1. The Physicality of Stillness
On dictionary platforms, a recurring query from English speakers emerges: “In Japanese, which word represents the sound of silence?”
To an English-centric mindset, assigning a sound-symbolic word to silence feels like a poetic contradiction—silence is naturally defined as the absence of acoustic vibration. In Japanese, however, silence is treated not as a void, but as a physical state with varying degrees of mass, friction, and spatial pressure.
When a scene goes quiet, Japanese does not simply register “zero decibels.” It deploys specific mimetic words (gitaigo) to map the exact structural boundaries of that stillness. For creators, translators, and animators, selecting the wrong word does not just sound awkward; it fundamentally miscalculates the physical parameters of the space.
2. The Acoustic Logic of a Void
English onomatopoeia is reactive, encoding actual acoustic events: boom, clash, splash. If the air does not vibrate, the language remains silent.
Japanese mimetic architecture, however, operates on sensory and spatial thresholds. If the environment or the internal psychology undergoes a shift in pressure, the language isolates that friction and assigns it a phonetic structure.
Consider the word shiin (シーン). Rather than a vague poetic expression, its phonetic composition functions as a mechanical representation of absolute tension:
- sh ── The sharp, immediate dampening of ambient sound (auditory arrest).
- ii ── The internal compression of the atmosphere; a tightening of spatial pressure.
- n ── The residual hum of absolute stillness pressing against the eardrum.
This is not a traditional linguistic etymology, but a structural breakdown of how the word physically simulates the weight of silence within a space.
3. Isolation of Thresholds: shiin / gara-n / hi-ssori
Japanese does not treat silence as a single concept. It treats it as a terrain divided by three rigid variables: the volume of the space, the expected human density, and the presence of intent.

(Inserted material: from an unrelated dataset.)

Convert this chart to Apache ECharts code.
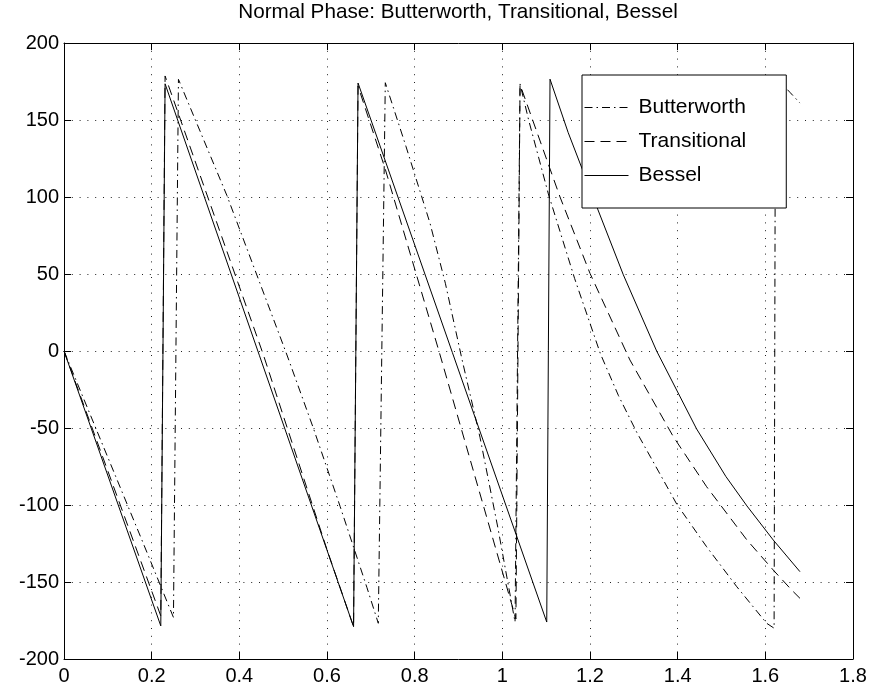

| Word | Human Density | Spatial State & Threshold |
|---|---|---|
| gara-n | Absolute 0 | Empty Space / Hollow Void |
| shiin | 0 to Many | Sudden Acoustic Arrest / High Tension |
| hi-ssori | 0 to a Few | Suppressed Presence / Deliberate Quiet |
── shiin(シーン)
- The Threshold: Occurs when a space expected to contain noise is suddenly stripped of it. The silence is collective, artificial, and heavily charged with tension.
- Contextual Cues: Examination rooms, horror sequences, sudden social friction.
- Example:
先生がドアを開けた途端、教室はシーンと静まりかえった。
The moment the teacher opened the door, the classroom fell under a sudden, high-pressure silence.
── gara-n(ガラーン)
- The Threshold: Occurs when the human element is completely removed from a large structural volume. The silence is hollow; sound waves have nothing to bounce off of, leaving only an echo of emptiness.
- Contextual Cues: Empty school gymnasiums, vacant storefronts, midnight train cars.
- Example:
店はガラーンとしていて人気がなかった。
The shop was completely vacant, stripped of any human presence.
── hi-ssori(ひっそり)
- The Threshold: Occurs when human presence exists but is deliberately dampening its own friction against the environment. The silence is inhabited, suppressed, and self-contained.
- Contextual Cues: Hidden rooms, libraries, late-night operations.
- Example:
その親子は隅の方でひっそりと息をひそめているようだった。
The parent and child remained in the corner, deliberately holding their breath to blend into the quiet.
4. Boundary Modifiers: Environmental Contrasts
Stillness is often defined by what minor friction cuts through it. Creators use specific environmental modifiers to calibrate the exact atmospheric density of a quiet scene.
- zawa-zawa (ザワザワ) ── Functions as a low-frequency white noise. It is not “loudness,” but a baseline murmur used to contrast a sudden drop into absolute silence.
- pishi (ピシ) / zawa (ゾワ) ── A sharp, localized fracture in the air followed by an immediate chill. Used to signal a supernatural distortion of spatial pressure.
- suu (スウ) / saa (サー) ── Continuous, laminar airflow. It strips a scene of human tension, shifting the quiet into a sterile, peaceful, or cold vacuum.
- shin-shin (シンシン) ── A slow, heavy quiet specific to falling snow. It indicates accumulation—where the environment itself is actively absorbing sound and time.
5. Conclusion
The proliferation of these words is not a matter of cultural “superiority in self-expression,” nor is it a poetic mystery. It is a functional necessity.
Japanese operates in a dimension where space, atmosphere, and the unspoken friction between individuals carry the weight of the narrative. To master the language—and to translate or create within it—one must stop looking for equivalent nouns and start measuring the exact physical boundaries where silence begins to press against the scene.